A few years ago, I hosted a weekend party where several friends stayed over. One of my guests, a mother of young children back then, got up earlier than I. She managed to get the coffee done, but when I got up she explained she’d been unable to find anything to eat.
“You don’t have snacks. I looked through all of your cabinets, and you have lots of food, but it’s all ingredients to be made into something.”

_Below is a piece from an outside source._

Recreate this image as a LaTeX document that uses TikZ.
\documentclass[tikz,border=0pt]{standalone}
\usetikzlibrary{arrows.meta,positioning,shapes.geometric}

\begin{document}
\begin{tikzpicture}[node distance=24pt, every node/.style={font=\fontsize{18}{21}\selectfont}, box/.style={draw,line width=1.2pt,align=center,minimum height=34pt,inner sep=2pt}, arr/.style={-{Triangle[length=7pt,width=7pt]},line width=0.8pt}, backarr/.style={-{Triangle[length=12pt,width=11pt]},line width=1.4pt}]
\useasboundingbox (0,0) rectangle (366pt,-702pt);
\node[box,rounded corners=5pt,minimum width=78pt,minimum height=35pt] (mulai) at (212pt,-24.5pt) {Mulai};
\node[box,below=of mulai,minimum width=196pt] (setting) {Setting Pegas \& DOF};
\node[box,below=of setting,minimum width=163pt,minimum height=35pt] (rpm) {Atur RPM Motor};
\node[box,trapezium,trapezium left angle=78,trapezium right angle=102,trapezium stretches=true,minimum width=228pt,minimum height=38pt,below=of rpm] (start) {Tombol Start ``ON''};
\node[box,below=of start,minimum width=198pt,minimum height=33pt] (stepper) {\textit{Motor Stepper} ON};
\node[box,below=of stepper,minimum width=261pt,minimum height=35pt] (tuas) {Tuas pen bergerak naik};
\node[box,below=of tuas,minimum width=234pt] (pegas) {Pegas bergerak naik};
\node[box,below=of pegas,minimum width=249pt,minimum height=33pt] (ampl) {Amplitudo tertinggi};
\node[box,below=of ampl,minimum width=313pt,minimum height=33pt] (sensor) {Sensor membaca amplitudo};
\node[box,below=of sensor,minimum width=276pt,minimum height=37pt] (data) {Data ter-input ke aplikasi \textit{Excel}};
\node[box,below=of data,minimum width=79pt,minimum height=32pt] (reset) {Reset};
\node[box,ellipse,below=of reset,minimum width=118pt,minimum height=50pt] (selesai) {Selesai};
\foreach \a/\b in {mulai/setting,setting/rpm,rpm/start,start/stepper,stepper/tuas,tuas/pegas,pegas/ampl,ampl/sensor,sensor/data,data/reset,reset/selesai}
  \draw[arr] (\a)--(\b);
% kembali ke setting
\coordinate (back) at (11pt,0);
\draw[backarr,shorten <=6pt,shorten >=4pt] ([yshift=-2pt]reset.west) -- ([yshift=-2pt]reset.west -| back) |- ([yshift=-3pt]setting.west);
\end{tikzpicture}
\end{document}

Things seem to have changed very little over the years. Once again, I’m miles from a grocery store that stocks anything really interesting. We keep plenty of basic ingredients and a few items that add unusual flavors, and until we begin the chicken enterprise, we get enough eggs at one time to meet our immediate needs. In spite of a lingering cool spring, the garden produced enough squash and cucumbers to make jars of relish to get us through next summer. For the person living in fear of an apocalypse, or someone who puts jam on every single thing, we have plenty of food. The catch is that most of it qualifies as an ingredient requiring time and energy to transform it into something satisfying.
My parents grew up in The Great Depression, which meant food preservation in the form of canning and freezing. Never a fan of pickled okra, and impatient about thawing times when I wanted something to eat right then, I was always complaining, “There’s nothing to eat around here,” which prompted trips to town for groceries. Gary does the same thing now. What can you do with a jar of pickles or peach jam that doesn’t require some effort?
“We need to go to the store,” he informs me.
“There’s nothing in this house to eat.”
“Sure there is. What do you want?”
“I can do peach.”
“They’re not in the freezer.”
“No, but there’s a package of puff pastry in there, and we have jars of strawberry, peach, pineapple and blueberry jams. Pick one and I’ll make turnovers.”
My answers are frustrating to anyone requiring instant gratification. I’m very little help in the “heat-it-up” culture, and if I have to “run to the store” it has to be worth my stopping what I’m doing to make the trip. And when you consider all the processing in the commercial product, what can be done at home is more satisfying.
Perhaps the end result doesn’t look exactly right or taste the same, but you’ll have a difficult time convincing me that store-bought is better. My stubborn attitude can be traced to my grandmother who was the first person I can recall telling me “You don’t need to buy that. I can make it.” The problem was that she couldn’t always get it exactly right in spite of her willingness.
My urban-dwelling cousin occasionally stayed with her for a few days, always complaining of those breakfasts I loved. Pancakes with homemade syrup or runny fried eggs with sausage. Bored with country fare, my cousin asked if they couldn’t have an Egg McMuffin just once.
“What’s that?” asked my grandmother.
“They have them at McDonald’s.”
“That’s over thirty miles from here. We’re not going to McDonald’s for—what did you call it?”
“An Egg McMuffin.”
“What’s in it? I’ll make you one.”
“It’s an English muffin sandwich with a poached egg, a slice of cheese, and a slice of Canadian bacon.”
“No, Canadian bacon. More like ham.”
“I can make that.”
I don’t know how long she waited, but my cousin said she learned never to make breakfast suggestions again. It seems that she was presented with a dry biscuit split apart and layered with a runny fried egg, and a thick slice of ham too cold to melt the waxy orange cheese provided to senior citizens back in the 1970s.
I’ve always loved that family story, which has provided a good laugh while prodding me to strive for a good result if attempting a home version of something I’ve seen done by professionals. This attitude has sustained me when I’ve found myself living miles from a quality food purveyor.
Having lived in cities, small towns and now the wilderness, I’ve experienced different levels of accessibility, and I’m once again stockpiling ingredients and getting more practice time in the kitchen. I feel that I’ve grown, and I’m braver about accepting culinary challenges. In many cases I think I can turn out a decent version of a request, and occasionally I can improve upon it. Can I make an Egg McMuffin? No, but isn’t Eggs Benedict tastier?